Même si M. Drapeau promet de construire les premières lignes de métro, il ne pense pas à un réseau souterrain tel qu’on le connaît aujourd’hui, mais plutôt à un monorail aérien. Une firme parisienne vient même à Montréal pour lui présenter son projet, ce qui suscite un peu plus l’enthousiasme de M. le maire.
«Ça me fait toujours sourire de lire que Jean Drapeau passera à l’histoire comme le père du métro.» – Lucien Saulnier, président du comité exécutif de 1960 à 1966 dans le livre Jean Drapeau écrit par Brian McKenna et Susan Purcell
Lucien Saulnier n’en démord pas: il veut un métro souterrain.

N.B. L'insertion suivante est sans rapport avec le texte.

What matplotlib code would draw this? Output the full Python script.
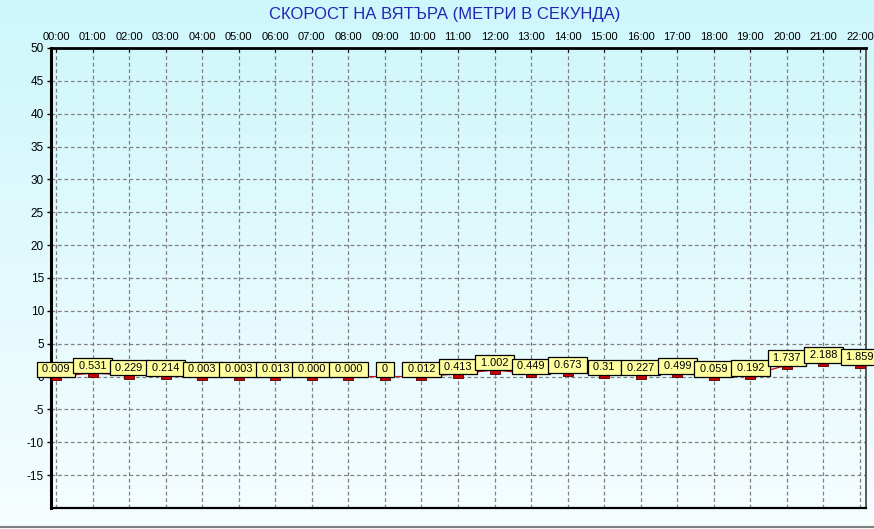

Au cours d’une séance du conseil municipal, à la fin de l’année 1960, il transmet une note au maire. «Dès l’instant où le budget est adopté, je prends un avion pour Paris, écrit-il, d’après ce qu’ont rapporté les auteurs Purcell et McKenna. Je veux voir de mes propres yeux cette damnée invention que vous voulez faire construire à Montréal. Si vous voulez venir, vous êtes le bienvenu. Sinon, j’y vais quand même.»
Les deux hommes s’envolent le lendemain pour la Ville lumière, où ils vont rapidement voir le monorail. C’est la déception pour les deux. Ils décident alors de faire une visite du métro de Paris où des voitures roulent sur des pneus de caoutchouc plutôt que sur des roues d’acier. «Le maire [est] gagné de la même ferveur qu’il avait démontrée pour le monorail», a rapporté M. Saulnier. Rapidement, le projet se met en branle.
Qui est Lucien Saulnier ?
- Il est élu au conseil municipal en 1954. Il a cofondé le Parti civique qu’a dirigé Jean Drapeau à la suite d’un conflit avec Pierre Desmarais, à l’origine de la Ligue d’action civique.
- Il a présidé le comité exécutif de la Ville de Montréal de 1960 à 1969.
- Après son départ de la politique, en 1972, il a travaillée notamment au sein d’Hydro-Québec, de la Régie des installations olympiques et de la Société d’énergie de la Baie James.
Ligne du temps
- Octobre 1961 – Présentation d’un avant-projet comprenant trois lignes, l’une dans l’axe est-ouest, une autre nord-sud et une autre qui passerait sous le mont Royal. Celle-ci sera abandonnée.
- Novembre 1961 – Le conseil municipal accorde un budget de 132M$ pour la construction du métro. Ce montant grimpera à 213M$ avec l’ajout de la ligne jaune.
- Mai 1962 – Les travaux commencent rue Berri.
- Août 1965 – Livraison des premières voitures de métro MR-63 construites par la Canadian Vickers
- 14 octobre 1966 – Le métro de Montréal est inauguré. Il génère pas moins d’un million de déplacements au cours de la première semaine. Le réseau initial compte 26 stations.
- Mars 1971 – Le métro fonctionne pendant tout la nuit à la suite de la «tempête du siècle».
- Octobre 1971 – Lancement des travaux de prolongement. Coût: 430M$.
- Décembre 1971 – Incendie majeur à la station Henri-Bourassa à la suite d’une collision entre deux trains dans l’arrière-gare. Vingt-quatre voitures sont détruites. Coût des dommages : 7M$.
- Janvier 1974 – Incendie éclate entre les stations Beaubien et Rosemont. Aucun blessé, mais des millions de dollars en dommages.
- Mai 1976 – Un moratoire est imposé sur tous les projets de prolongement puisque la facture des travaux de prolongement a grimpé à 1,6G$.
- Juin 1976 – La ligne verte est prolongée jusqu’à la station Honoré-Beaugrand et jusqu’à Angrignon en septembre 1978.
- Juillet 1976 – Livraison des voitures MR-73. Elles seront mises en service au mois de décembre.
- Novembre 1976 – Le pilotage automatique est mis en place.
- Novembre 1986 – La ligne orange est complétée jusqu’à la station Côte-Vertu.
- Mars 1988 – Ouverture de la dernière station de la ligne bleue, Acadie. Les autres stations ont ouverts de 1986 à 1988.
- Avril 2007 – Ouverture des trois stations à Laval
- Décembre 2013 – Québec annonce son intention de prolonger la ligne bleue jusqu’à Anjou.